Thursday, August 23, 2012

Gaming, Curation, and Memory: Some Definitions.


When did gaming, specifically video gaming, change? When did narrative move to the front?

Halo.

I stood slack-jawed in a CompUSA one night, watching the very first Halo demo on a huge video screen. I'd never seen a game like it. The earth was shifting under our feet, yet most people couldn't tell. Was I the only one in the store who realized what was happening?

Halo gave the player real agency. Sure, there was a storyline and tasks to complete, but how that happened was up to the player. In some ways, it was like the free will versus determinism debate: Players had to get through the storyline, but because the world was interactive, they had more leeway than ever.

This interactivity is now commonplace in video games, of course. Its real value is in the way players construct multimodal game narratives--recollections, chats, game film--around that interactivity.

Some definitions:

Games studies: The humanities-based counterpart to game theory (Simons 2007; note the plurals).

Game theory: The mathematics-based counter part to games studies (Simons); a discipline that gives me a headache.

Narrative games, narrative gaming: Games that have as critical elements storytelling, player interaction, and recountable narratives. (This is my definition; other definitions exist.)

Social gaming: Games associated with social networking and social media, eg, Farmville.

So, then, what is ludology?

Ludology looks at games from the mechanical, rule-based point of view. For ludologists, the way a given game "works" is the important part; the player and the designer are significantly less important. At one point, the ludologic position was that games exist separately from those who created them and those who play them. Narrative was thus a colonialist, imperialist strategy. After some academic bickering, ludologists conceded the importance of narrative in games. 

Admittedly, it's easier to stand one's ludic ground when Galaga and Scrabble are the dominant games, less so once Heavy Rain emerges.

The reader/writer/text dynamic, a key aspect of textual studies across many disciplines, has been replicated in gaming. For video games, we have the player/designer/game dynamic, and for narrative video gaming such as that of LA Noire and Alan Wake, the reader/writer/text dynamic remains significant. For RPGs, the player/creator/system dynamic is almost inextricable from the reader/writer/text dynamic. 

Example: A given game system is a critical part of the gaming experience. I stepped away from D&D at version 2.0 because I thought the skill system was laughable; 3.0 and 3.5 left me cold because of the munchkin culture they encouraged. Conversely, I found the BRP system used by Chaosium to be wonderfully open, largely because of its granular nature. Each of these systems radically affected my gaming experience. Again, it is the nature of a game system to define the terms of the experience. This argument is easily made for video games as well; different systems have different controllers, and skill with a given controller is a massive determining factor in the total experience.

I emphasize these trimodal aspects, then, because they are foundational.

Narrative gaming is multidisciplinary and multimodal. In World of Warcraft, player choice is the key to character development, and exploits can be recounted, commented upon by others as they occur through chat, and saved as game film. Narrative gaming embraces other modes and brings them in to serve narrative.

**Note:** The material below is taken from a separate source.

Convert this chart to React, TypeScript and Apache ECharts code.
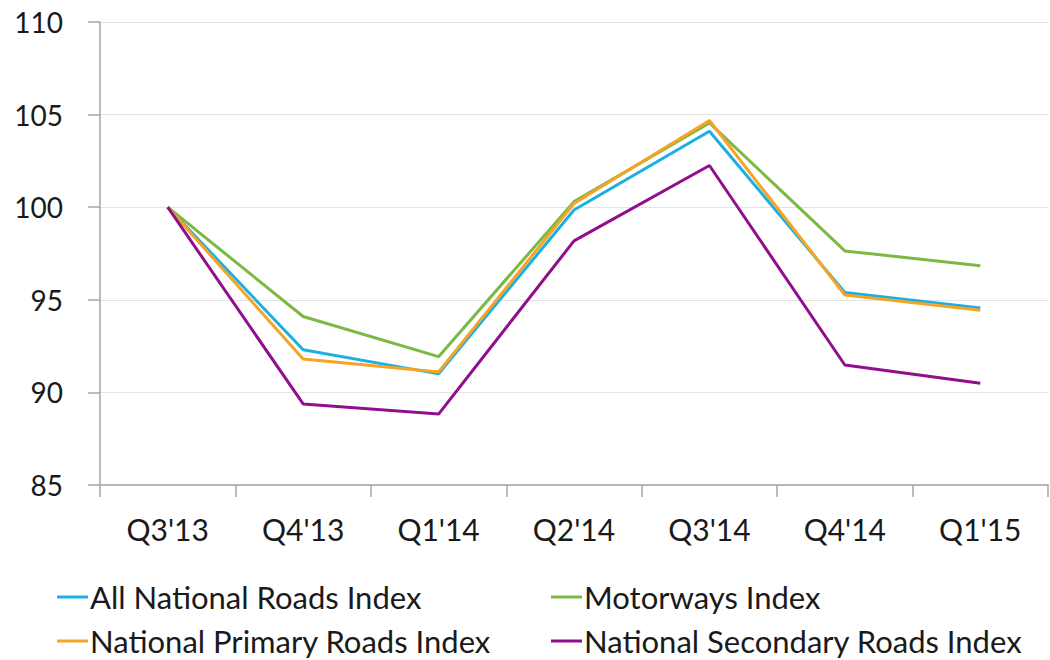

As you can see, I am on the narratologist's end of the spectrum. (For the record, and for any ludologists lurking about, I see simulation as part of game mechanics, not narrative development.) *The key difference between narratology and ludology is the performative element of narrative gaming*. Galaga and Space Invaders were simulations: repetitive, rigidly structured, linear. On the other hand, World of Warcraft is highly narrative, that narrative being one of the primary reasons its players participate.

Many of these differences become key factors when we consider curation and memory, my next topics.